US President Donald Trump has recognised the Golan Heights as Israeli territory, sparking anger from Syria, as the UN says its position has not changed.
During a White House visit by Israeli Prime Minister Benjamin Netanyahu, Trump signed a proclamation officially granting US recognition of the Golan Heights as Israeli territory, in a dramatic shift from decades of US policy.
Israel seized the strategic land from Syria in the 1967 Middle East war.
The recognition, which Trump had announced in a tweet last Thursday, appeared to be the most overt gesture by the Republican president to help Netanyahu, who had been pressing Trump for the move.
The Israeli prime minister, who faces an election on April 9, earlier on Monday cut short his US visit after a rocket fired from Gaza injured seven people near Tel Aviv. He arrived in Washington on Sunday, originally for a four-day trip.
Signing the document as Netanyahu looked over his shoulder, Trump said: "This was a long time in the making."
He handed the pen that he used for his signature to Netanyahu, and said: "Give this to the people of Israel."
Netanyahu welcomed Trump's move and said Israel has never had a better friend. He harked back to two previous Middle Eastern wars as the reason why Israel needs to hang on to the Golan.
"Just as Israel stood tall in 1967, just as it stood tall in 1973, Israel stands tall today.
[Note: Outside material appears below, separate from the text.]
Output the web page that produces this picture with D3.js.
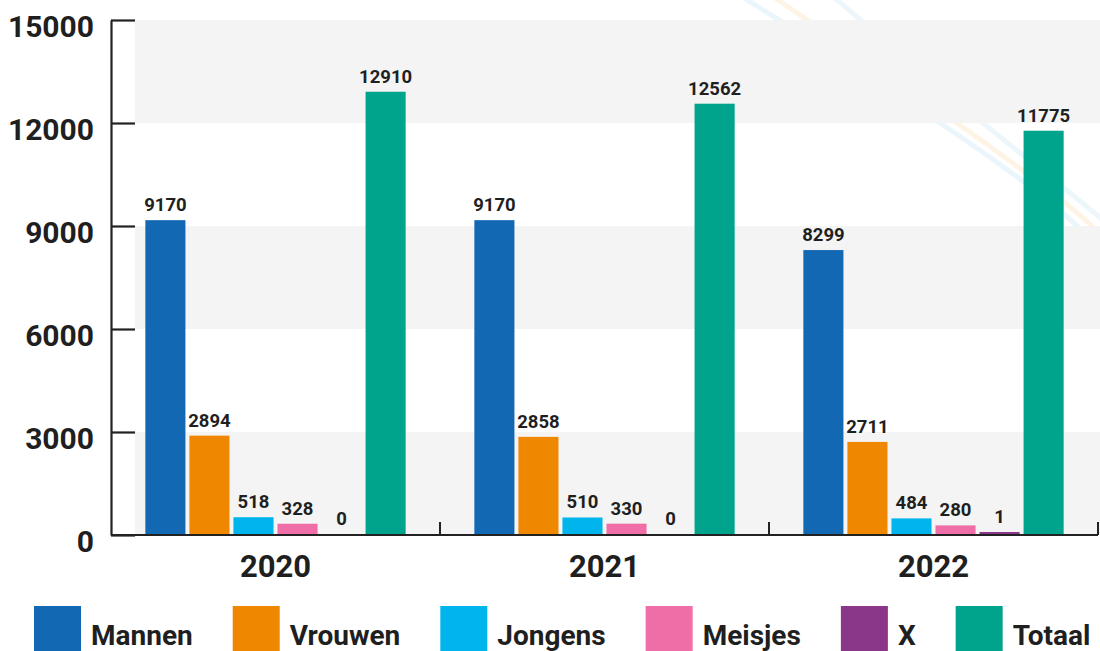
<!DOCTYPE html>
<html>
<head>
<meta charset="utf-8">
<script src="https://cdn.jsdelivr.net/npm/d3@7"></script>
<style>
  html, body { margin: 0; padding: 0; background: #ffffff; }
  svg { display: block; }
</style>
</head>
<body>
<svg id="chart" width="1100" height="651"></svg>
<script>
// ---- data ----
const years = ["2020", "2021", "2022"];
const seriesNames = ["Mannen", "Vrouwen", "Jongens", "Meisjes", "X", "Totaal"];
const mannen  = [9170, 9170, 8299];
const vrouwen = [2894, 2858, 2711];
const jongens = [518, 510, 484];
const meisjes = [328, 330, 280];
const xGroup  = [0, 0, 1];
const totaal  = [12910, 12562, 11775];
const yTicks  = [0, 3000, 6000, 9000, 12000, 15000];
const colors  = ["#1368b3", "#f08700", "#00b5ec", "#ef6ea8", "#8a3789", "#00a38b"];

const seriesValues = [mannen, vrouwen, jongens, meisjes, xGroup, totaal];
const rows = years.map((yr, i) => ({
  year: yr,
  values: seriesNames.map((s, j) => ({ key: s, value: seriesValues[j][i], color: colors[j] }))
}));

const svg = d3.select("#chart");
const W = 1100;
const textColor = "#1f1f1f";
const font = "Roboto, 'Liberation Sans', Arial, sans-serif";

// ---- scales ----
const x0 = d3.scaleBand().domain(years).range([111, 1098]).paddingInner(0).paddingOuter(0);
const x1 = d3.scaleBand().domain(seriesNames).range([0, x0.bandwidth()]).paddingInner(0.09).paddingOuter(0.78);
const y = d3.scaleLinear().domain([0, 15000]).range([535, 20]);

// ---- faint decorative arcs (background) ----
const deco = svg.append("g");
const curve = d3.line().curve(d3.curveNatural);
[
  { pts: [[744, -2], [940, 123], [1077, 226], [1120, 290]], c: "#eaf5fc" },
  { pts: [[775, -2], [957, 123], [1092, 226], [1130, 280]], c: "#fef4e6" },
  { pts: [[835, -2], [983, 123], [1110, 226], [1140, 262]], c: "#edf6fb" }
].forEach(a => {
  deco.append("path").attr("d", curve(a.pts)).attr("fill", "none")
    .attr("stroke", a.c).attr("stroke-width", 5);
});

// ---- alternating bands ----
const bandPairs = [[12000, 15000], [6000, 9000], [0, 3000]];
svg.append("g").selectAll("rect").data(bandPairs).join("rect")
  .attr("x", 135).attr("width", W - 135)
  .attr("y", d => y(d[1])).attr("height", d => y(d[0]) - y(d[1]))
  .attr("fill", "#f4f4f4");

// ---- y axis ----
const yAxis = svg.append("g").attr("transform", "translate(111,0)")
  .call(d3.axisLeft(y).tickValues(yTicks).tickSize(-24).tickSizeOuter(0).tickPadding(17).tickFormat(d3.format("d")));
yAxis.select(".domain").attr("stroke", "#222").attr("stroke-width", 2.2);
yAxis.selectAll(".tick line").attr("stroke", "#222").attr("stroke-width", 2.2);
yAxis.selectAll(".tick text")
  .attr("fill", textColor).attr("font-family", font).attr("font-weight", 700)
  .attr("font-size", 30).attr("dy", "0.56em");

// ---- bars ----
const groups = svg.append("g").selectAll("g").data(rows).join("g")
  .attr("transform", d => `translate(${x0(d.year)},0)`);

groups.selectAll("rect").data(d => d.values).join("rect")
  .attr("x", d => x1(d.key))
  .attr("width", x1.bandwidth())
  .attr("y", d => d.value > 0 ? Math.min(y(d.value), y(0) - 3) : y(0) - 1)
  .attr("height", d => d.value > 0 ? Math.max(y(0) - y(d.value), 3) : 1)
  .attr("fill", d => d.color);

groups.selectAll("text").data(d => d.values).join("text")
  .attr("x", d => x1(d.key) + x1.bandwidth() / 2)
  .attr("y", d => (d.value > 0 ? Math.min(y(d.value), y(0) - 3) : y(0) - 1) - 9)
  .attr("text-anchor", "middle")
  .attr("font-family", font).attr("font-weight", 700).attr("font-size", 18.5)
  .attr("fill", textColor)
  .text(d => d.value);

// ---- x baseline + separators ----
const xAxisG = svg.append("g");
xAxisG.append("line")
  .attr("x1", x0.range()[0]).attr("x2", x0.range()[1])
  .attr("y1", y(0)).attr("y2", y(0))
  .attr("stroke", "#222").attr("stroke-width", 2.2);
xAxisG.selectAll("line.sep").data(years).join("line").attr("class", "sep")
  .attr("x1", d => x0(d) + x0.bandwidth()).attr("x2", d => x0(d) + x0.bandwidth())
  .attr("y1", y(0)).attr("y2", y(0) - 13)
  .attr("stroke", "#222").attr("stroke-width", 2);
xAxisG.selectAll("text").data(years).join("text")
  .attr("x", d => x0(d) + x0.bandwidth() / 2)
  .attr("y", 577)
  .attr("text-anchor", "middle")
  .attr("font-family", font).attr("font-weight", 700).attr("font-size", 31)
  .attr("fill", textColor)
  .text(d => d);

// ---- legend ----
const legend = svg.append("g");
let lx = 34;
seriesNames.forEach((s, i) => {
  const g = legend.append("g");
  g.append("rect").attr("x", lx).attr("y", 606).attr("width", 47).attr("height", 47).attr("fill", colors[i]);
  const t = g.append("text").attr("x", lx + 57).attr("y", 645)
    .attr("font-family", font).attr("font-weight", 700).attr("font-size", 28)
    .attr("fill", textColor).text(s);
  const w = t.node().getComputedTextLength();
  lx = lx + 57 + w + 40;
});
</script>
</body>
</html>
We hold the high ground and we should never give it up," he said.
Syria called the decision to recognise Israeli sovereignty over the Golan Heights a "blatant attack" on its sovereignty and territorial integrity, saying it had a right to reclaim the territory.
"The liberation of the Golan by all available means and its return to the Syrian motherland is an inalienable right," Syria's foreign ministry said in a statement on Monday carried by state news agency SANA.
"The decision...makes the United States the main enemy of the Arabs."
The statement said nothing could change the "eternal historical fact that the Golan was and will remain Syrian Arab".
United Nations Secretary-General Antonio Guterres said it was "clear that the status of Golan has not changed", UN spokesman Stephane Dujarric said on Monday.
"The UN's policy on Golan is reflected in the relevant resolutions of the Security Council and that policy has not changed," Dujarric said.
A UN Security Council resolution adopted unanimously by the 15-member body in 1981 declared that Israel's "decision to impose its laws, jurisdiction and administration in the occupied Syrian Golan Heights is null and void and without international legal effect". It also demanded Israel rescind its decision.
Turkey said the US' recognition of Israeli sovereignty over the Golan Heights unacceptable and will take action against the decision, including at the UN, Foreign Minister Mevlut Cavusoglu said.